Barrera’s idea for the show that became Carrascolenda was to create an entertaining and educational program that would appeal to both Spanish and English speaking children. It was an ambitious undertaking that really couldn't be produced on the sort of shoestring budgets she’d been working with, so Barrera went looking for (and found) some grants to make the show possible.
“Our target audience was going to be the Mexican-American child, because it started locally within Texas,” Barrera says. “What we wanted to do was go out into mixed classrooms… and then to talk about the culture, the language, and then to do an elementary education curriculum. And then we came up with script ideas and characters and the whole thing.

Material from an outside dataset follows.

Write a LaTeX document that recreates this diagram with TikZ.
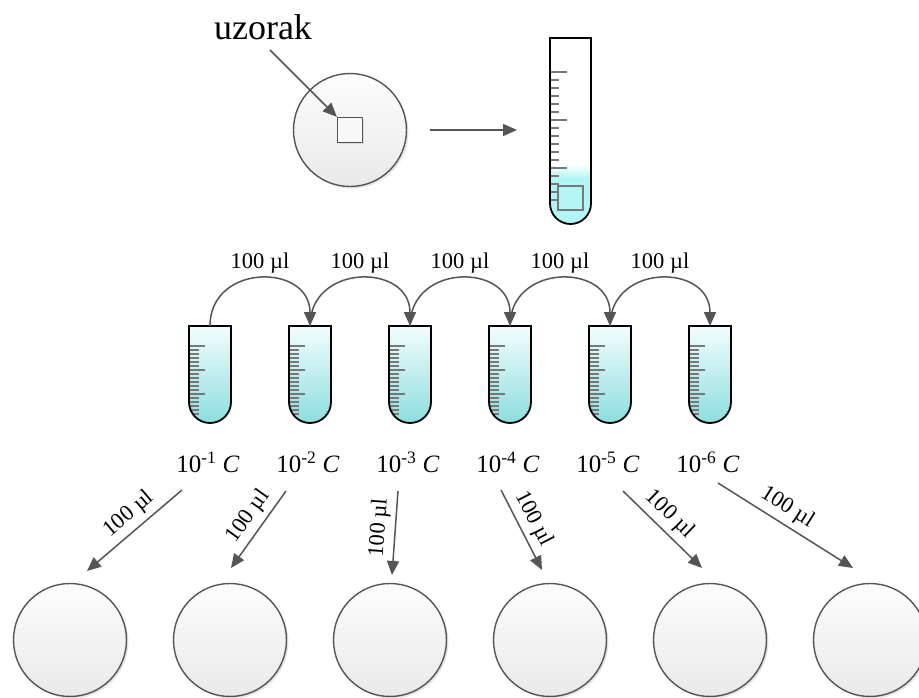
\documentclass[tikz,border=0pt]{standalone}
\usepackage{fontspec}
\setmainfont{Liberation Serif}
\usetikzlibrary{arrows.meta,shadows}

\definecolor{linegray}{RGB}{85,85,85}
\definecolor{tickgray}{RGB}{120,120,120}
\definecolor{liqtop}{RGB}{244,253,253}
\definecolor{liqbot}{RGB}{140,222,222}
\definecolor{liqbig}{RGB}{178,245,245}
\definecolor{platetop}{RGB}{253,253,253}
\definecolor{platebot}{RGB}{233,233,233}

\tikzset{
  arr/.style={draw=linegray, line width=1.5pt, -{Triangle[length=14pt,width=12pt]}},
  plate/.style={circle, draw=linegray, line width=1.4pt, minimum size=113pt, inner sep=0pt,
    top color=platetop, bottom color=platebot,
    drop shadow={shadow xshift=2pt, shadow yshift=-2pt, opacity=0.2, fill=gray}},
  sample/.style={draw=linegray, line width=1.3pt, fill=white!95!gray, minimum size=25pt, inner sep=0pt,
    drop shadow={shadow xshift=1.5pt, shadow yshift=-1.5pt, opacity=0.2, fill=gray}},
  vol/.style={font=\fontsize{22.5}{22.5}\selectfont, inner sep=3pt, text=black},
  conc/.style={font=\fontsize{25}{25}\selectfont, inner sep=0pt, text=black},
  tickline/.style={draw=tickgray, line width=1.2pt},
  tubeline/.style={draw=black, line width=1.8pt},
  smalltube/.pic={
    \path[shade, top color=liqtop, bottom color=liqbot]
      (-21,0) -- (-21,76) arc[start angle=180, end angle=0, radius=21] -- (21,0) -- cycle;
    \begin{scope}
      \clip (-21,0) -- (-21,76) arc[start angle=180, end angle=0, radius=21] -- (21,0) -- cycle;
      \foreach \k in {0,...,17}{
        \pgfmathtruncatemacro\m{mod(\k,6)}
        \ifnum\m=0 \def\L{16}\else\def\L{10}\fi
        \draw[tickline] (-21,20+4*\k) -- ++(\L,0);
      }
    \end{scope}
    \draw[tubeline] (-21,0) -- (-21,76) arc[start angle=180, end angle=0, radius=21] -- (21,0) -- cycle;
    \coordinate (-top) at (0,0);
  }
}

\begin{document}
\begin{tikzpicture}[x=1pt, y=-1pt]
\useasboundingbox (0,0) rectangle (919,697);

% sample plate with the cut-out square
\node[plate] (dish) at (350,130) {};
\node[sample] (sq) at (350,130) {};
\node[font=\fontsize{36}{36}\selectfont, inner sep=0pt] (uz) at (263,27) {uzorak};
\coordinate (us) at (270,50);
\draw[arr] (us) -- (sq.north west);

% large tube with the sample in liquid
\begin{scope}
  \path[fill=white] (550,38) -- (550,203.5) arc[start angle=180, end angle=0, radius=20.5] -- (591,38) -- cycle;
  \clip (550,38) -- (550,203.5) arc[start angle=180, end angle=0, radius=20.5] -- (591,38) -- cycle;
  \fill[liqbig] (545,178) rectangle (596,230);
  \shade[top color=white, bottom color=liqbig] (545,164) rectangle (596,178.5);
  \foreach \k in {0,...,16}{
    \pgfmathtruncatemacro\m{mod(\k,6)}
    \ifnum\m=0 \def\L{17}\else\def\L{9}\fi
    \draw[tickline] (550,72+8*\k) -- ++(\L,0);
  }
  \node[draw=tickgray, line width=1.2pt, minimum width=25pt, minimum height=24pt, inner sep=0pt] (sq2) at (570.5,198) {};
\end{scope}
\draw[tubeline] (550,38) -- (550,203.5) arc[start angle=180, end angle=0, radius=20.5] -- (591,38) -- cycle;
\coordinate (btl) at (550,130);
\draw[arr] ([xshift=23pt]dish.east) -- ([xshift=-33pt]btl);

% dilution series
\foreach \i/\c in {1/210,2/310,3/410,4/510,5/610,6/710}{
  \pic (t\i) at (\c,326) {smalltube};
  \node[conc] (c\i) at (\c-2,462) {10\textsuperscript{-\i} \textit{C}};
}
\foreach \a/\b in {1/2,2/3,3/4,4/5,5/6}{
  \draw[arr] (t\a-top) .. controls +(0,-63) and +(0,-63) .. (t\b-top)
    node[midway, above=2pt, vol] {100 µl};
}

% plating
\foreach \i/\c in {1/70,2/230,3/390,4/550,5/710,6/870}{
  \node[plate] (p\i) at (\c,640) {};
}
\coordinate (s1) at (182,490); \coordinate (e1) at (87,571);
\coordinate (s2) at (286,491); \coordinate (e2) at (231,568);
\coordinate (s3) at (398,491); \coordinate (e3) at (392,575);
\coordinate (s4) at (501,490); \coordinate (e4) at (542,570);
\coordinate (s5) at (623,491); \coordinate (e5) at (702,568);
\coordinate (s6) at (718,483); \coordinate (e6) at (853,568);
\foreach \i in {1,...,6}{
  \draw[arr] (s\i) -- (e\i) node[pos=0.45, sloped, above, vol, inner sep=5pt] {100 µl};
}
\end{tikzpicture}
\end{document}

“And I called it Carrascolendas because I was born in Carrascolendas and so was my entire family, and I thought it sounded fanciful. So it was a fanciful kind of mythical village in which these fanciful characters like Agapito the lion and all these others – you know, there were dolls that came to life and that kind of thing – where they interacted with children who were child actors.”

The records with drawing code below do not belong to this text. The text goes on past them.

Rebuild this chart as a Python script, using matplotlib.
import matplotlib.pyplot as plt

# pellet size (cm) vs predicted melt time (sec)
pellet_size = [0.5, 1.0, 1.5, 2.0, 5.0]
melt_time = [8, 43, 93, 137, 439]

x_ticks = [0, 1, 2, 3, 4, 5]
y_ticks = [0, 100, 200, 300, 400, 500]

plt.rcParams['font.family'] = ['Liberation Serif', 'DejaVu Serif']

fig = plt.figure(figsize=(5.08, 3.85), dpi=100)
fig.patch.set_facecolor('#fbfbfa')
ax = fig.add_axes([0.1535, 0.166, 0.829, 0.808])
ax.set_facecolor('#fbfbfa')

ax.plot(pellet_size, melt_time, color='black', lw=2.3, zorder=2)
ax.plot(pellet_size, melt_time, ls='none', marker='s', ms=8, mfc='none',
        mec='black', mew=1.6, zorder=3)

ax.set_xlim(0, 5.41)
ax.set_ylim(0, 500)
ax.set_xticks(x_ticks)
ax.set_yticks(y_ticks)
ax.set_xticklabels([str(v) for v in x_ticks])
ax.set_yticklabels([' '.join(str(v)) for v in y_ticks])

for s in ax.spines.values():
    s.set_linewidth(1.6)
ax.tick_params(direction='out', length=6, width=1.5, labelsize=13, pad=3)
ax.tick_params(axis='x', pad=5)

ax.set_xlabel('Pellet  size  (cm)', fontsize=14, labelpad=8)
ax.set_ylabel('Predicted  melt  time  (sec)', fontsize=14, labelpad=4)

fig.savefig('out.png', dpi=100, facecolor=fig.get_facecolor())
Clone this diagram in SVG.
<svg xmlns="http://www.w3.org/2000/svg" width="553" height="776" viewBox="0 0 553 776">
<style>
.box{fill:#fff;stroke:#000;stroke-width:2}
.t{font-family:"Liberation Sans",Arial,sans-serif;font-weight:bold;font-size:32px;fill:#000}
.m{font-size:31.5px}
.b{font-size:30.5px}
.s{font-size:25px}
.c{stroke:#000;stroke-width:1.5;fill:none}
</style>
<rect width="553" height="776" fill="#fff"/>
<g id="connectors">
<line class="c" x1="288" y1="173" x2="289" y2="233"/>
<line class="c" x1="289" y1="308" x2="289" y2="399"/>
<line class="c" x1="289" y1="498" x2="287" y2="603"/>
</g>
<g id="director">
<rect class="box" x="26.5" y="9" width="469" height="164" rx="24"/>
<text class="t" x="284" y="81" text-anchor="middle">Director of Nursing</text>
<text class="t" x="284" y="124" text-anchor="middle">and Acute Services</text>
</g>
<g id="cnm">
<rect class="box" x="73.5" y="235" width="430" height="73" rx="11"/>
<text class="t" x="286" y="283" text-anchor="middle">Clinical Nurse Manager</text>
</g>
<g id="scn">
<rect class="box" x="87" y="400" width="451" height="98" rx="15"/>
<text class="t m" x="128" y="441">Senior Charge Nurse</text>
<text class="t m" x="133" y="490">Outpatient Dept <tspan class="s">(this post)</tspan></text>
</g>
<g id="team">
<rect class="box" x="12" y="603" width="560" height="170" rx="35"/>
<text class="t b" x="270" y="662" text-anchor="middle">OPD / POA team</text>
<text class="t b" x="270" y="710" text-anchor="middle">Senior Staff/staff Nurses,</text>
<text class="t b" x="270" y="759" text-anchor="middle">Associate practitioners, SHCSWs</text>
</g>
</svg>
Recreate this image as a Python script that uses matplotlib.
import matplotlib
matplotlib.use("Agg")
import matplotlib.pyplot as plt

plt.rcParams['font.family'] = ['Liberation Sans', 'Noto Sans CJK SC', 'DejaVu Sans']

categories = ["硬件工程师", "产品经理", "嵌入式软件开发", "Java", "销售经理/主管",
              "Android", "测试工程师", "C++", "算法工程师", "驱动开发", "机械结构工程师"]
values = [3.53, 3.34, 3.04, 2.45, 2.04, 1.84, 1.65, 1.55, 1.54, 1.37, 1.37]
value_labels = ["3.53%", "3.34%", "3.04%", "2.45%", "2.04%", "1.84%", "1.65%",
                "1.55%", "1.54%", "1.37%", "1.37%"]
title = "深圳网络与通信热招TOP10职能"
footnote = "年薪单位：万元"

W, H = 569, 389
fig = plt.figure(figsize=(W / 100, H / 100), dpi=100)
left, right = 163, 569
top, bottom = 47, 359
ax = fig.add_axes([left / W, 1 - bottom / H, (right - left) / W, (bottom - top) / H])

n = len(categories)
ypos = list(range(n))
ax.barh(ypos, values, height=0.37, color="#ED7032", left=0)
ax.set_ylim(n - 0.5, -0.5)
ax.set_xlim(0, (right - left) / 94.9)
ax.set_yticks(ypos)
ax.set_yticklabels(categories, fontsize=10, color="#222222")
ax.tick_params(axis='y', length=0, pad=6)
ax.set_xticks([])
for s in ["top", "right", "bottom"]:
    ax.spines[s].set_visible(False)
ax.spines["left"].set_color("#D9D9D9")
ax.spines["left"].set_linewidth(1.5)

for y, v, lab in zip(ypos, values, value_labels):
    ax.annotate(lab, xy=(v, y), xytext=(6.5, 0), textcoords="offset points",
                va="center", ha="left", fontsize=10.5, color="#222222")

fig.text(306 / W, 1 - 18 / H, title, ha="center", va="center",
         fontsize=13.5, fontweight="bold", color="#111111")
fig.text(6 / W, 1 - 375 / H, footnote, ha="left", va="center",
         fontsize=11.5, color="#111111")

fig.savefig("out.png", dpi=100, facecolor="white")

“We wanted to reflect the true multicultural view of what it meant to be an American,” Barrera says. “We didn’t want to say to this child that was Spanish-speaking, ‘this is only for you because you have a problem.’ So we had [a] diversity of people who participated, to reflect really what is the diversity in the country, the diversity that those children had in the classrooms.”
Carrascolendas debuted on KLRN (now KLRU) nearly 50 years ago, in 1970 and started airing nationally in 1974. Barrera says the show reached more parts of the world than she expected. “I still meet people who tell that they used to watch it,” she says. “Because I travelled throughout Latin America, and they would say they had watched it. Now we never sold it into those countries, right? But they watched it. Or I’m in Vancouver one day in a hotel, I turn on the television set, and there’s Carrascolendas. How it got there, I do not know. But it was there.”
This Thursday, Aida Barrera and Carrascolendas will be the subjects of a tribute that will take place at the Emma S. Barrientos Mexican American Cultural Center, sponsored by UT’s Voces Oral History Project and KLRU.
“I didn’t know Aida, but two years ago I picked up her book Looking For Carrascolendas,” says Maggie Rivas-Rodriguez, the founder and director of Voces. “And I read this book and I was really blown away. It was amazing – the accomplishments of this woman were amazing.” Rivas-Rodriguez eventually met Barrera while working on a Voces project, and “it started a friendship. And I knew that there would be a lot of people that had followed her over the years and really had a lot of affection for the show. So then I met with Bill Stotesbury over at KLRU and that’s where we are now.”
Stotesbury, the CEO and general manager of KLRU, wasn’t around when Carrascolendas went off the air in 1977, but had become very familiar with the show since joining the station. “We still get comments from people wanting to know about it, remembering that they watched it,” he says. “I think it’s important what a pioneering program it was that Aida created. And there really hasn’t been another program like it in kids’ television in the years since it went off the air. And I think creating that kind of a program that celebrates language and cross-cultural experience and imagination is a critical thing.”